The Thing No One Warns You About Before Having Children

15 comments

There is a serious downside to having kids that NO ONE talks about.

No, I don’t mean the $$ that magically grows wings and flies out of your pocket, or the new-found need to drink…daily.  Or even the lack of, ahem.

What I am talking about is the silent yet suffocating and ever-multiplying BEAST that lurks in every corner of your home.

What I am talking about is the f-ing laundry!

kayla
It eats children. This is serious.

The more children you have, the worse the problem gets.  I was entirely unprepared for how unruly the beast would get when we said ok our third child.

If you are currently considering adding a 3rd…DON’T DO IT.

dinner
Laundry has taken over our lives.

The worst part is the way it steals my joy (the way the dryer steals my socks).  Take for example the beautiful weekend we recently enjoyed.  And by ‘we’ I don’t mean me…

Because while my family was enjoying the sunshine,

garden
Being adorable. Planting a garden.
[MAKING MORE LAUNDRY]

I was here.

In hell.

laundry
You say ‘laundry basket’, I say ‘laundry bastard’

When the kids came in from playing outside, I decided it was about time they got in on tackling the beast.  Afterall, it is THEIR FAULT I’m drowning.  So I handed them each a bastard basket of folded laundry and asked them to put it away.

They stared at me blankly.  “What do you mean mom? Isn’t it away?”

OKAY FINE.

dresser
These guys don’t get much use these days.

So I finally make it to the end of my day.  The day spent slaying the beast with washing, drying, folding and putting away.  I want nothing more than to crawl into bed.

I open the door of my room only to find…

F*$&!

bed
I’m haunted by the smell of dryer sheets.

Consider yourself warned.

15 comments on “The Thing No One Warns You About Before Having Children”

  1. Dohoee…I thought I was helping when I fixed a washing machine! And to think my mother of 5 and the pile she must have seen.

    Papa Bear

  2. In our house the hubby does the laundry. However, by “does the laundry” I really mean he puts the clothes in the washer, pushes the button, puts the clothes in the dryer, pushes the button, and then throws it all in the basket and dumps it on the bed.

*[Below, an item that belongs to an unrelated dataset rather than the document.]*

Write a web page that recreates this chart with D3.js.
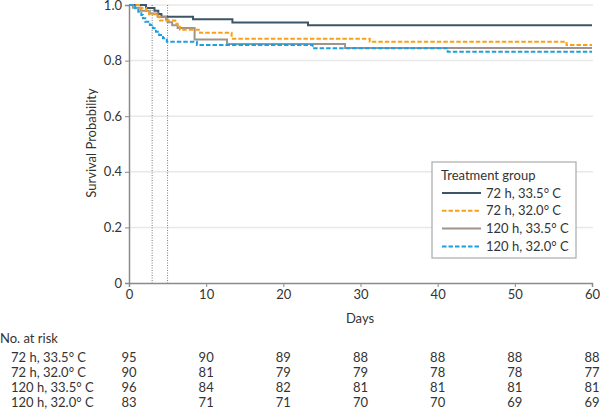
<!DOCTYPE html>
<html>
<head>
<meta charset="utf-8">
<script src="https://cdn.jsdelivr.net/npm/d3@7"></script>
<style>
  body { margin: 0; background: #fff; }
  svg text { font-family: Lato, "Open Sans", sans-serif; fill: #333; }
</style>
</head>
<body>
<div class="svg-container"></div>
<script>
// Kaplan-Meier steps: [day, survival]
var groups = ['72 h, 33.5° C', '72 h, 32.0° C', '120 h, 33.5° C', '120 h, 32.0° C']
var colors = ['#3d5566', '#f7a11a', '#a0938a', '#1f9fe0']
var dashed = [false, true, false, true]

var steps72h335 = [[0, 1], [2.2, 0.989], [3.3, 0.979], [3.8, 0.968], [4.2, 0.958], [8.3, 0.949], [13.4, 0.937], [23.2, 0.927]]
var steps72h320 = [[0, 1], [1.5, 0.989], [2.2, 0.978], [2.6, 0.967], [3.8, 0.956], [4.0, 0.944], [6.0, 0.933], [6.3, 0.922], [6.6, 0.911], [9.2, 0.9], [13.3, 0.879], [31.2, 0.868], [56.7, 0.856]]
var steps120h335 = [[0, 1], [0.5, 0.99], [1.5, 0.979], [2.7, 0.969], [3.7, 0.958], [4.8, 0.948], [5.0, 0.938], [5.6, 0.927], [6.3, 0.917], [8.5, 0.876], [12.7, 0.86], [28, 0.845]]
var steps120h320 = [[0, 1], [0.8, 0.988], [1.2, 0.976], [1.6, 0.964], [1.8, 0.952], [2.1, 0.94], [2.7, 0.928], [3.1, 0.916], [3.5, 0.904], [3.9, 0.892], [4.4, 0.88], [4.9, 0.868], [8.8, 0.856], [23.8, 0.844], [41.3, 0.832]]
var allSteps = [steps72h335, steps72h320, steps120h335, steps120h320]

var dayTicks = [0, 10, 20, 30, 40, 50, 60]
var probTicks = [0, 0.2, 0.4, 0.6, 0.8, 1.0]
var refDays = [3, 5]

var atRisk72h335 = [95, 90, 89, 88, 88, 88, 88]
var atRisk72h320 = [90, 81, 79, 79, 78, 78, 77]
var atRisk120h335 = [96, 84, 82, 81, 81, 81, 81]
var atRisk120h320 = [83, 71, 71, 70, 70, 69, 69]
var atRisk = [atRisk72h335, atRisk72h320, atRisk120h335, atRisk120h320]

var width = 600
var height = 411

var svg = d3.select('.svg-container').append('svg')
    .attr('width', width)
    .attr('height', height)

var x = d3.scaleLinear().domain([0, 60]).range([129, 592])
var y = d3.scaleLinear().domain([0, 1]).range([283, 5])

// gridlines
svg.append('g')
    .selectAll('line')
    .data(probTicks.filter(function (d) { return d > 0 }))
    .enter()
    .append('line')
    .attr('x1', x(0))
    .attr('x2', x(60) + 1)
    .attr('y1', function (d) { return y(d) })
    .attr('y2', function (d) { return y(d) })
    .attr('stroke', '#e8e8e8')
    .attr('stroke-width', 1.5)

// dotted reference lines
svg.append('g')
    .selectAll('line')
    .data(refDays)
    .enter()
    .append('line')
    .attr('x1', function (d) { return x(d) })
    .attr('x2', function (d) { return x(d) })
    .attr('y1', y(1))
    .attr('y2', y(0))
    .attr('stroke', '#777')
    .attr('stroke-width', 1)
    .attr('stroke-dasharray', '1,1.5')

// axes
var xAxis = svg.append('g')
    .attr('transform', 'translate(0,' + y(0) + ')')
    .call(d3.axisBottom(x).tickValues(dayTicks).tickSize(4).tickPadding(3).tickFormat(d3.format('d')))
var yAxis = svg.append('g')
    .attr('transform', 'translate(' + x(0) + ',0)')
    .call(d3.axisLeft(y).tickValues(probTicks).tickSize(4).tickPadding(3)
        .tickFormat(function (d) { return d === 0 ? '0' : d3.format('.1f')(d) }))

;[xAxis, yAxis].forEach(function (a) {
  a.select('.domain').attr('stroke', '#8a8a8a').attr('stroke-width', 1.5)
  a.selectAll('.tick line').attr('stroke', '#8a8a8a')
  a.selectAll('.tick text').attr('font-size', '13px').attr('fill', '#333')
})

svg.append('text')
    .attr('x', 360)
    .attr('y', 323)
    .attr('text-anchor', 'middle')
    .attr('font-size', '13px')
    .text('Days')

svg.append('text')
    .attr('transform', 'translate(96,143) rotate(-90)')
    .attr('text-anchor', 'middle')
    .attr('font-size', '13px')
    .text('Survival Probability')

// survival curves
var line = d3.line()
    .x(function (d) { return x(d[0]) })
    .y(function (d) { return y(d[1]) })
    .curve(d3.curveStepAfter)

var drawOrder = [0, 2, 1, 3]
drawOrder.forEach(function (i) {
  var pts = allSteps[i].concat([[60, allSteps[i][allSteps[i].length - 1][1]]])
  svg.append('path')
      .datum(pts)
      .attr('d', line)
      .attr('fill', 'none')
      .attr('stroke', colors[i])
      .attr('stroke-width', 2)
      .attr('stroke-dasharray', dashed[i] ? '4.5,2' : null)
})

// legend
var legend = svg.append('g').attr('transform', 'translate(432,162)')
legend.append('rect')
    .attr('width', 144)
    .attr('height', 96)
    .attr('fill', '#fff')
    .attr('stroke', '#999')
legend.append('text')
    .attr('x', 9)
    .attr('y', 18)
    .attr('font-size', '13px')
    .text('Treatment group')

var rows = legend.selectAll('g.row')
    .data(groups)
    .enter()
    .append('g')
    .attr('class', 'row')
    .attr('transform', function (d, i) { return 'translate(0,' + (31 + i * 17.8) + ')' })
rows.append('line')
    .attr('x1', 10)
    .attr('x2', 49)
    .attr('stroke', function (d, i) { return colors[i] })
    .attr('stroke-width', 2)
    .attr('stroke-dasharray', function (d, i) { return dashed[i] ? '4.5,2' : null })
rows.append('text')
    .attr('x', 54)
    .attr('y', 4.5)
    .attr('font-size', '13px')
    .text(function (d) { return d })

// number at risk table
svg.append('text')
    .attr('x', 0)
    .attr('y', 343)
    .attr('font-size', '13px')
    .text('No. at risk')

groups.forEach(function (g, i) {
  var yy = 362 + i * 15
  svg.append('text')
      .attr('x', 11)
      .attr('y', yy)
      .attr('font-size', '13px')
      .text(g)
  svg.append('g')
      .selectAll('text')
      .data(atRisk[i])
      .enter()
      .append('text')
      .attr('x', function (d, j) { return x(dayTicks[j]) })
      .attr('y', yy)
      .attr('text-anchor', 'middle')
      .attr('font-size', '13px')
      .text(function (d) { return d })
})
</script>
</body>
</html>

I then spend HOURS under said pile trying to fold it all because he is a wreck at it (he can somehow manage to wrinkle un-wrinkled clothes just by attempting to “fold” them). He seems to think he got the shit end of the deal, but I beg to differ. FOLDING IS WAY WORSE THAN THE CLEANING part!

  3. Here’s how we tackled the laundry bastard: I do my own laundry, which means I wash, dry, fold and put away as soon as possible so that it is not wrinkled. My mister does his own laundry so whatever works for him — leaving it in the basket clean or dirty, on the floor, in the closet, whatever, I try not to notice or care. The nanny does the boys’ laundry and puts it away. Done! Of course once we no longer have a nanny we’re going to have to renegotiate the laundry issue (and the cleaning and lots of other things she does for us) but for now, we’re golden. Otherwise, I can imagine feeling the same way you do. 🙂

  4. Is it bad that I sometimes just buy more underwear so I can drink coffee and eat pancakes Saturday morning instead of doing the laundry?? In my eyes… TOTALLY WORTH IT!

  5. I HATE laundry. I just can’t stay on top of it. Add to the frenzy the fact that my husband DOES.NOT fold household laundry and we have a major issue on our hands. I have resorted to washing and drying stuff, plucking his stuff out of the piles and just throwing it on the floor of his closet. I have enough to do with keeping my kids’s stuff organized!

    1. Here’s what saved me with three. Keeping it all separate. Each kid has their own hamper & takes their own to the washing machine (or helps me do it). I hate the sorting, so that helps. Five year old C can do it from start to finish with minimal assistance. I didn’t say minimal whining 😉

  6. Thank you, Thank you, Thank you for this post. I have the same F**&& problem. At least I am not the only one that has these piles, and they reproduce each week like warms, it’s a never ending routine….how can we make peace with it? Please, advice!!

  7. OMG yes! I manage to put the kids clothing away, but I have been living out of laundry baskets since my second was born.

  8. I think I need to start referring to it as the laundry bastard too. One of my favorite oft-used quotes (can’t remember who said it): After ecstasy, the laundry.